Macquarie is making a bold dive into Danish telecoms.
Teaming up with local pension funds to buy TDC for 40.3 billion Danish crowns ($8.5 billion) is a long-term bet on ultrafast broadband, rather than a foray into classic private equity-style cost cutting.
Macquarie’s bid, which had to be raised to 50.25 Danish crowns a share from the 47 crowns originally reported by Danish newspaper Borsen, doesn’t fit the traditional buyout playbook.
Cost-cutting looks hard since TDC has already been through the private-equity machine. Its 2005 acquisition by Apax, Blackstone and Permira was the largest of its time.
Even now, as a publicly listed company, its EBITDA margin, which is above 40 per cent, surpasses that of Sweden’s Telia or Norway’sTelenor. And TDC’s business is now mostly focused in Denmark, reducing the scope for selling off assets.
Macquarie’s plan hinges on investment.
It wants to pump funds into the new broadband networks that are needed for customers’ TV shows and data, particularly in areas that are currently not served.

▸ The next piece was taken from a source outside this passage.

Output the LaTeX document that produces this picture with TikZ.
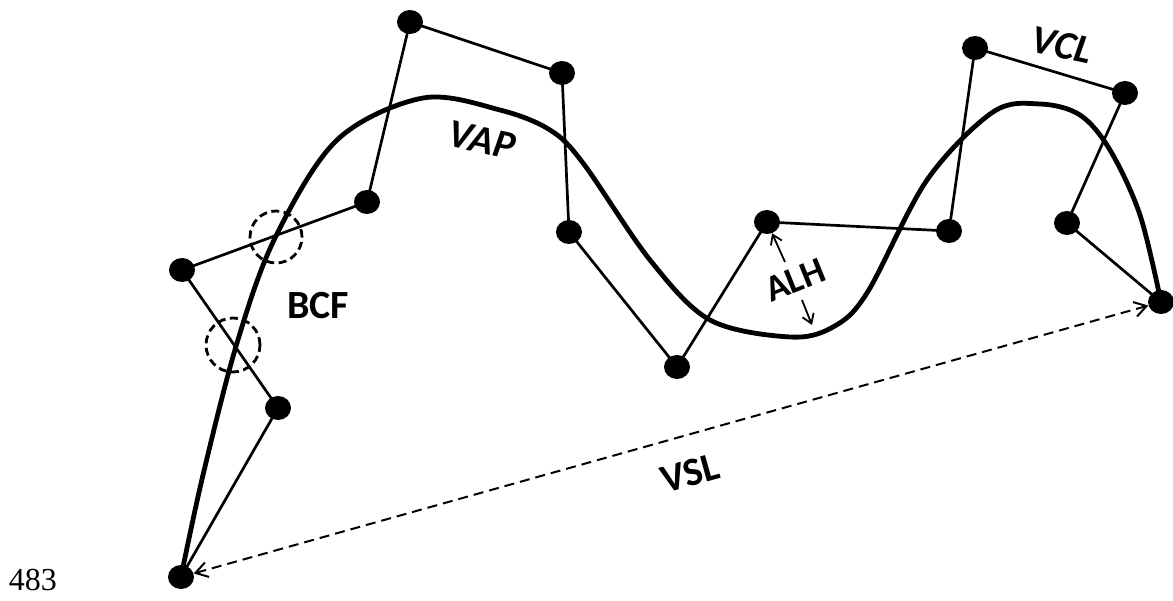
\documentclass[tikz,border=0pt]{standalone}
\usepackage{fontspec}
\setmainfont{Carlito}
\newfontfamily\seriffont{Liberation Serif}
\usetikzlibrary{shapes.geometric,arrows.meta}
\tikzset{
  dot/.style={ellipse,fill=black,minimum width=26pt,minimum height=24pt,inner sep=0pt},
  seg/.style={line width=2.7pt},
  vap/.style={line width=4.8pt,line cap=round},
  ring/.style={line width=2.8pt,dash pattern=on 8pt off 4.5pt},
  vsl/.style={line width=2pt,dash pattern=on 10pt off 6pt,{Straight Barb[length=12pt,width=15pt,line width=2pt]}-{Straight Barb[length=12pt,width=15pt,line width=2pt]}},
  alh/.style={line width=1.8pt,-{Straight Barb[length=9pt,width=12pt,line width=1.8pt]}},
  lbl/.style={font=\bfseries\fontsize{40}{44}\selectfont,inner sep=0pt},
  ilbl/.style={font=\bfseries\itshape\fontsize{40}{44}\selectfont,inner sep=0pt}
}
\begin{document}
\begin{tikzpicture}[x=1pt,y=-1pt]
\useasboundingbox (0,0) rectangle (1173,601);
% dots
\node[dot] (p0) at (181,577) {};
\node[dot] (p1) at (278,408) {};
\node[dot] (p2) at (182,270) {};
\node[dot] (p3) at (367,202) {};
\node[dot] (p4) at (410,22) {};
\node[dot] (p5) at (562,73) {};
\node[dot] (p6) at (569,232) {};
\node[dot] (p7) at (677,367) {};
\node[dot] (p8) at (767,222) {};
\node[dot] (p9) at (949,231) {};
\node[dot] (p10) at (975,48) {};
\node[dot] (p11) at (1125,93) {};
\node[dot] (p12) at (1067,223) {};
\node[dot] (p13) at (1161,302) {};
% polyline
\draw[seg] (p0.center) -- (p1.center) -- (p2.center) -- (p3.center) -- (p4.center)
  -- (p5.center) -- (p6.center) -- (p7.center) -- (p8.center) -- (p9.center)
  -- (p10.center) -- (p11.center) -- (p12.center) -- (p13.center);
% VAP curve
\draw[vap] plot[smooth,tension=0.55] coordinates {(181,577) (203,475) (237,343) (275,238) (337,140) (423,98) (500,110) (550,130) (583,163) (650,260) (710,320) (790,337) (833,327) (867,293) (927,180) (993,112) (1040,104) (1080,115) (1110,150) (1140,215) (1161,302)};
% dashed circles
\node[ring,draw,circle,minimum size=52pt,inner sep=0pt] (c1) at (276,237) {};
\node[ring,draw,circle,minimum size=54pt,inner sep=0pt] (c2) at (233,345) {};
% VSL arrow
\draw[vsl] (p0) -- (p13);
% ALH arrows
\coordinate (a1) at (785,262);
\coordinate (a2) at (802,300);
\coordinate (a3) at (812,325);
\draw[alh] (a1) -- (p8);
\draw[alh] (a2) -- (a3);
% labels
\node[ilbl,rotate=-12] (tvap) at (482,140) {VAP};
\node[ilbl,rotate=-12] (tvcl) at (1062,45) {VCL};
\node[lbl] (tbcf) at (318,306) {BCF};
\node[lbl,rotate=22,font=\bfseries\fontsize{37}{40}\selectfont] (talh) at (795,280) {ALH};
\node[lbl,rotate=15.6] (tvsl) at (690,473) {VSL};
\node[font=\seriffont\fontsize{32}{36}\selectfont,inner sep=0pt,anchor=base] (num) at (33,590) {483};
\end{tikzpicture}
\end{document}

Financial engineering may also play a role. The network will be separated from the retail business and, as an asset with predictable cashflows, can be financed with higher levels of borrowing than TDC currently uses, which is less than 3 times EBITDA.
It’s a bold move. Macquarie’s aim is to cover the whole of Denmark with a network which can deliver broadband speeds of one gigabyte per second over the next decade. That’s far more ambitious than the Danish government’s plans.
True, there are a couple of risks. Demand to watch TV shows online could plateau, rather than continuing to grow. And TDC does not currently have a dominant position in broadband. But the good news is that its main rivals are local utilities and fragmented. By teaming up with local funds, Macquarie’s vehicle could secure political backing.
It pays to be bold in infrastructure investment. Funds have a record $US150 billion ($190 billion) of capital they need to put to work, according to consultant Preqin. With stiff competition for assets, infrastructure managers have no choice but to roll up their sleeves.